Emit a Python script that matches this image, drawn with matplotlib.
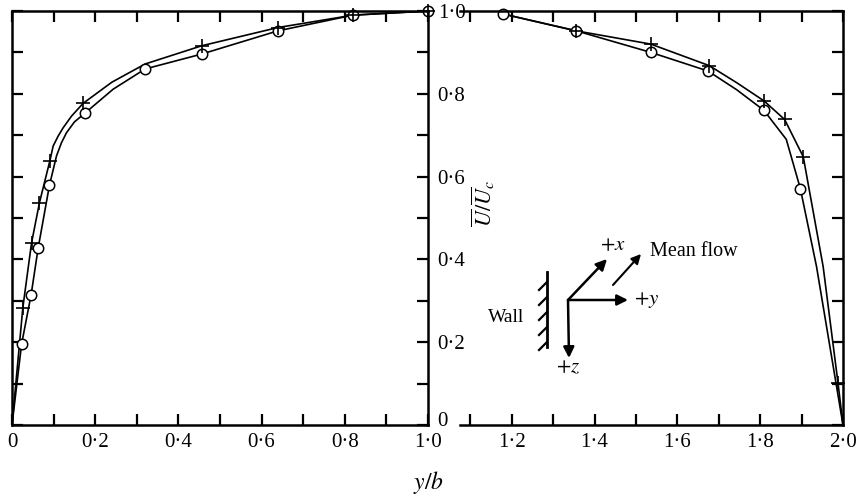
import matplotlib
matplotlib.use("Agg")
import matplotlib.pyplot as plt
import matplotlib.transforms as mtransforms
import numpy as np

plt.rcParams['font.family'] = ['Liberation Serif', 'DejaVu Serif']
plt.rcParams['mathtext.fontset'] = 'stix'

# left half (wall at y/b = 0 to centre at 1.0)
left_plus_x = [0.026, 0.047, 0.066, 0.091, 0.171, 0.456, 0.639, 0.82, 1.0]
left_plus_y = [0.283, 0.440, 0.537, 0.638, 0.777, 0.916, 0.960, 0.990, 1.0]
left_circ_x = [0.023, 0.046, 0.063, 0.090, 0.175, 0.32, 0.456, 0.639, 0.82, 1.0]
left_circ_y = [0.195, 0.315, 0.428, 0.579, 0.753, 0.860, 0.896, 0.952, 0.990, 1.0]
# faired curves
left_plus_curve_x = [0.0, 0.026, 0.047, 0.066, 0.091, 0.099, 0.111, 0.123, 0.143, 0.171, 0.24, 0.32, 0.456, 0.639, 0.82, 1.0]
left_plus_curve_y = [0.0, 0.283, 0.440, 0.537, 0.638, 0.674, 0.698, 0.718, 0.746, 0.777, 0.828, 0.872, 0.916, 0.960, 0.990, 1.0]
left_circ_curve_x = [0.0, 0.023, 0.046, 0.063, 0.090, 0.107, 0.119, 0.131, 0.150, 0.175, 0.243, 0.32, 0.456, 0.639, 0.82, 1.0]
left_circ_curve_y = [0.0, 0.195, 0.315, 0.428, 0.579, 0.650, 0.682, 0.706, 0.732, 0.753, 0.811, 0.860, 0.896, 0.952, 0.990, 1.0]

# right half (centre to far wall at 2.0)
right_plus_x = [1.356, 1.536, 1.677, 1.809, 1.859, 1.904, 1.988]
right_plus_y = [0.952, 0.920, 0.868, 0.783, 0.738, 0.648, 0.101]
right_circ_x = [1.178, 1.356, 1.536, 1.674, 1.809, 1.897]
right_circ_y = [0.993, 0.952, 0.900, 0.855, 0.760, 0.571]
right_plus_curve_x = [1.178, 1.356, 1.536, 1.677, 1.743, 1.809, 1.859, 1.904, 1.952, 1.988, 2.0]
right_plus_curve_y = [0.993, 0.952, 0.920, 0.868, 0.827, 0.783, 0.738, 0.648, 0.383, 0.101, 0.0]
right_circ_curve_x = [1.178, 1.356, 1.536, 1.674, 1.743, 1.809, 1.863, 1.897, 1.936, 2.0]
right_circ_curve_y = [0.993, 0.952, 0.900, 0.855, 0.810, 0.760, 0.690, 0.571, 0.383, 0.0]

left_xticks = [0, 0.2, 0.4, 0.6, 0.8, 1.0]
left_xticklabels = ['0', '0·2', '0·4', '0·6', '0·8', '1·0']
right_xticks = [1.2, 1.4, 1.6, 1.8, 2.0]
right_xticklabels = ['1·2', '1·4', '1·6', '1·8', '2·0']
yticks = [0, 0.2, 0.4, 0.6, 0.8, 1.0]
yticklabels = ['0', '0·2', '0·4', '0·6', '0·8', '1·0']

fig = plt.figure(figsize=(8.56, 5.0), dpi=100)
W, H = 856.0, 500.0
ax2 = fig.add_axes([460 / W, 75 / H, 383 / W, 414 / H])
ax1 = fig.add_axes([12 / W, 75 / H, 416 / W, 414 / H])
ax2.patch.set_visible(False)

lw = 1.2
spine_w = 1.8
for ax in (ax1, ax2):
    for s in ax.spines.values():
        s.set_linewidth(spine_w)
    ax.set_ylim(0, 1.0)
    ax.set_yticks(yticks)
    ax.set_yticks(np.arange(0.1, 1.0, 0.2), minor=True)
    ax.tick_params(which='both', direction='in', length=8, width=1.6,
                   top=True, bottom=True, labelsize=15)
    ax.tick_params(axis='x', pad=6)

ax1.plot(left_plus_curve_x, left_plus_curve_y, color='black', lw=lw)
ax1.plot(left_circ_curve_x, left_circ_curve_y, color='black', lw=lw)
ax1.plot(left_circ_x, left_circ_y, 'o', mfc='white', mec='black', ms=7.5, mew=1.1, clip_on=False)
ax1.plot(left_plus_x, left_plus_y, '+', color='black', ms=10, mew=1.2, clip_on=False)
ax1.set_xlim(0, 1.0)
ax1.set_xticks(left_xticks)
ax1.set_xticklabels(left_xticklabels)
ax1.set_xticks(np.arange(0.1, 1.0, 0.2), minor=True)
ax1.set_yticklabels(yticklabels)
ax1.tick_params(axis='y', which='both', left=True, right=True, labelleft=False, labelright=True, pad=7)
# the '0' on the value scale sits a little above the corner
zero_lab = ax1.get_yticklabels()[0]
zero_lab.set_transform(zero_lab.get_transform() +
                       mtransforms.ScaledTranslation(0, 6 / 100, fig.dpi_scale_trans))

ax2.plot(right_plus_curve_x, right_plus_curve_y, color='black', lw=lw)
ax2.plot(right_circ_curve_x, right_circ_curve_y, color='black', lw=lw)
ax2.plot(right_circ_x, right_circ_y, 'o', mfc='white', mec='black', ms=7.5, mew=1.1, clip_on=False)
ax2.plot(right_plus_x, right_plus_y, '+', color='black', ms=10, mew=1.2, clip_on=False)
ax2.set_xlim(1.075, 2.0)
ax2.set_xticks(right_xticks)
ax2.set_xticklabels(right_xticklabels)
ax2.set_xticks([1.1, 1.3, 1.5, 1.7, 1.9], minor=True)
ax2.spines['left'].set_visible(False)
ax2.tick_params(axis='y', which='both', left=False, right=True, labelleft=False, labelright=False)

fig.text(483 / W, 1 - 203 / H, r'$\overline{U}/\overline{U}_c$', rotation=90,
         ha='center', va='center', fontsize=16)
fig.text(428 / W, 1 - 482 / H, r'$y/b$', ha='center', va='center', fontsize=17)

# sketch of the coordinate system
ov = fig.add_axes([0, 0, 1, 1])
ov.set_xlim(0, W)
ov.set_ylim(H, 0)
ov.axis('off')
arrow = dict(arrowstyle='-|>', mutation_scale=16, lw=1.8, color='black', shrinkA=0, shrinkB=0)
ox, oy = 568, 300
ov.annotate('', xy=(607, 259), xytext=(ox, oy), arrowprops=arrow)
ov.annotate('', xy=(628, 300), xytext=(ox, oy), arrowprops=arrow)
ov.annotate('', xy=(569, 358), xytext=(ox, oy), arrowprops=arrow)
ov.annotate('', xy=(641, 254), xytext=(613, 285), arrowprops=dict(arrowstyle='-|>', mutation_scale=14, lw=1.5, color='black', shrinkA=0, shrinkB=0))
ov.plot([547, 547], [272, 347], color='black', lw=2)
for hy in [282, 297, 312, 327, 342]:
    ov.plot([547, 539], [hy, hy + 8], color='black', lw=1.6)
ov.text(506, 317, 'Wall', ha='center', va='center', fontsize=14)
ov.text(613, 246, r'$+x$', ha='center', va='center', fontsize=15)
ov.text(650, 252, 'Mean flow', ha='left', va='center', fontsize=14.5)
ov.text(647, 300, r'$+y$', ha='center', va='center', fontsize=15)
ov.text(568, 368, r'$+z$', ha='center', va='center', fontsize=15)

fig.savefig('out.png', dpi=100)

Written instruction: Write out again every line above exactly as given; the pictures do not belong in the copy.

Written solution:
Emit a Python script that matches this image, drawn with matplotlib.
import matplotlib
matplotlib.use("Agg")
import matplotlib.pyplot as plt
import matplotlib.transforms as mtransforms
import numpy as np

plt.rcParams['font.family'] = ['Liberation Serif', 'DejaVu Serif']
plt.rcParams['mathtext.fontset'] = 'stix'

# left half (wall at y/b = 0 to centre at 1.0)
left_plus_x = [0.026, 0.047, 0.066, 0.091, 0.171, 0.456, 0.639, 0.82, 1.0]
left_plus_y = [0.283, 0.440, 0.537, 0.638, 0.777, 0.916, 0.960, 0.990, 1.0]
left_circ_x = [0.023, 0.046, 0.063, 0.090, 0.175, 0.32, 0.456, 0.639, 0.82, 1.0]
left_circ_y = [0.195, 0.315, 0.428, 0.579, 0.753, 0.860, 0.896, 0.952, 0.990, 1.0]
# faired curves
left_plus_curve_x = [0.0, 0.026, 0.047, 0.066, 0.091, 0.099, 0.111, 0.123, 0.143, 0.171, 0.24, 0.32, 0.456, 0.639, 0.82, 1.0]
left_plus_curve_y = [0.0, 0.283, 0.440, 0.537, 0.638, 0.674, 0.698, 0.718, 0.746, 0.777, 0.828, 0.872, 0.916, 0.960, 0.990, 1.0]
left_circ_curve_x = [0.0, 0.023, 0.046, 0.063, 0.090, 0.107, 0.119, 0.131, 0.150, 0.175, 0.243, 0.32, 0.456, 0.639, 0.82, 1.0]
left_circ_curve_y = [0.0, 0.195, 0.315, 0.428, 0.579, 0.650, 0.682, 0.706, 0.732, 0.753, 0.811, 0.860, 0.896, 0.952, 0.990, 1.0]

# right half (centre to far wall at 2.0)
right_plus_x = [1.356, 1.536, 1.677, 1.809, 1.859, 1.904, 1.988]
right_plus_y = [0.952, 0.920, 0.868, 0.783, 0.738, 0.648, 0.101]
right_circ_x = [1.178, 1.356, 1.536, 1.674, 1.809, 1.897]
right_circ_y = [0.993, 0.952, 0.900, 0.855, 0.760, 0.571]
right_plus_curve_x = [1.178, 1.356, 1.536, 1.677, 1.743, 1.809, 1.859, 1.904, 1.952, 1.988, 2.0]
right_plus_curve_y = [0.993, 0.952, 0.920, 0.868, 0.827, 0.783, 0.738, 0.648, 0.383, 0.101, 0.0]
right_circ_curve_x = [1.178, 1.356, 1.536, 1.674, 1.743, 1.809, 1.863, 1.897, 1.936, 2.0]
right_circ_curve_y = [0.993, 0.952, 0.900, 0.855, 0.810, 0.760, 0.690, 0.571, 0.383, 0.0]

left_xticks = [0, 0.2, 0.4, 0.6, 0.8, 1.0]
left_xticklabels = ['0', '0·2', '0·4', '0·6', '0·8', '1·0']
right_xticks = [1.2, 1.4, 1.6, 1.8, 2.0]
right_xticklabels = ['1·2', '1·4', '1·6', '1·8', '2·0']
yticks = [0, 0.2, 0.4, 0.6, 0.8, 1.0]
yticklabels = ['0', '0·2', '0·4', '0·6', '0·8', '1·0']

fig = plt.figure(figsize=(8.56, 5.0), dpi=100)
W, H = 856.0, 500.0
ax2 = fig.add_axes([460 / W, 75 / H, 383 / W, 414 / H])
ax1 = fig.add_axes([12 / W, 75 / H, 416 / W, 414 / H])
ax2.patch.set_visible(False)

lw = 1.2
spine_w = 1.8
for ax in (ax1, ax2):
    for s in ax.spines.values():
        s.set_linewidth(spine_w)
    ax.set_ylim(0, 1.0)
    ax.set_yticks(yticks)
    ax.set_yticks(np.arange(0.1, 1.0, 0.2), minor=True)
    ax.tick_params(which='both', direction='in', length=8, width=1.6,
                   top=True, bottom=True, labelsize=15)
    ax.tick_params(axis='x', pad=6)

ax1.plot(left_plus_curve_x, left_plus_curve_y, color='black', lw=lw)
ax1.plot(left_circ_curve_x, left_circ_curve_y, color='black', lw=lw)
ax1.plot(left_circ_x, left_circ_y, 'o', mfc='white', mec='black', ms=7.5, mew=1.1, clip_on=False)
ax1.plot(left_plus_x, left_plus_y, '+', color='black', ms=10, mew=1.2, clip_on=False)
ax1.set_xlim(0, 1.0)
ax1.set_xticks(left_xticks)
ax1.set_xticklabels(left_xticklabels)
ax1.set_xticks(np.arange(0.1, 1.0, 0.2), minor=True)
ax1.set_yticklabels(yticklabels)
ax1.tick_params(axis='y', which='both', left=True, right=True, labelleft=False, labelright=True, pad=7)
# the '0' on the value scale sits a little above the corner
zero_lab = ax1.get_yticklabels()[0]
zero_lab.set_transform(zero_lab.get_transform() +
                       mtransforms.ScaledTranslation(0, 6 / 100, fig.dpi_scale_trans))

ax2.plot(right_plus_curve_x, right_plus_curve_y, color='black', lw=lw)
ax2.plot(right_circ_curve_x, right_circ_curve_y, color='black', lw=lw)
ax2.plot(right_circ_x, right_circ_y, 'o', mfc='white', mec='black', ms=7.5, mew=1.1, clip_on=False)
ax2.plot(right_plus_x, right_plus_y, '+', color='black', ms=10, mew=1.2, clip_on=False)
ax2.set_xlim(1.075, 2.0)
ax2.set_xticks(right_xticks)
ax2.set_xticklabels(right_xticklabels)
ax2.set_xticks([1.1, 1.3, 1.5, 1.7, 1.9], minor=True)
ax2.spines['left'].set_visible(False)
ax2.tick_params(axis='y', which='both', left=False, right=True, labelleft=False, labelright=False)

fig.text(483 / W, 1 - 203 / H, r'$\overline{U}/\overline{U}_c$', rotation=90,
         ha='center', va='center', fontsize=16)
fig.text(428 / W, 1 - 482 / H, r'$y/b$', ha='center', va='center', fontsize=17)

# sketch of the coordinate system
ov = fig.add_axes([0, 0, 1, 1])
ov.set_xlim(0, W)
ov.set_ylim(H, 0)
ov.axis('off')
arrow = dict(arrowstyle='-|>', mutation_scale=16, lw=1.8, color='black', shrinkA=0, shrinkB=0)
ox, oy = 568, 300
ov.annotate('', xy=(607, 259), xytext=(ox, oy), arrowprops=arrow)
ov.annotate('', xy=(628, 300), xytext=(ox, oy), arrowprops=arrow)
ov.annotate('', xy=(569, 358), xytext=(ox, oy), arrowprops=arrow)
ov.annotate('', xy=(641, 254), xytext=(613, 285), arrowprops=dict(arrowstyle='-|>', mutation_scale=14, lw=1.5, color='black', shrinkA=0, shrinkB=0))
ov.plot([547, 547], [272, 347], color='black', lw=2)
for hy in [282, 297, 312, 327, 342]:
    ov.plot([547, 539], [hy, hy + 8], color='black', lw=1.6)
ov.text(506, 317, 'Wall', ha='center', va='center', fontsize=14)
ov.text(613, 246, r'$+x$', ha='center', va='center', fontsize=15)
ov.text(650, 252, 'Mean flow', ha='left', va='center', fontsize=14.5)
ov.text(647, 300, r'$+y$', ha='center', va='center', fontsize=15)
ov.text(568, 368, r'$+z$', ha='center', va='center', fontsize=15)

fig.savefig('out.png', dpi=100)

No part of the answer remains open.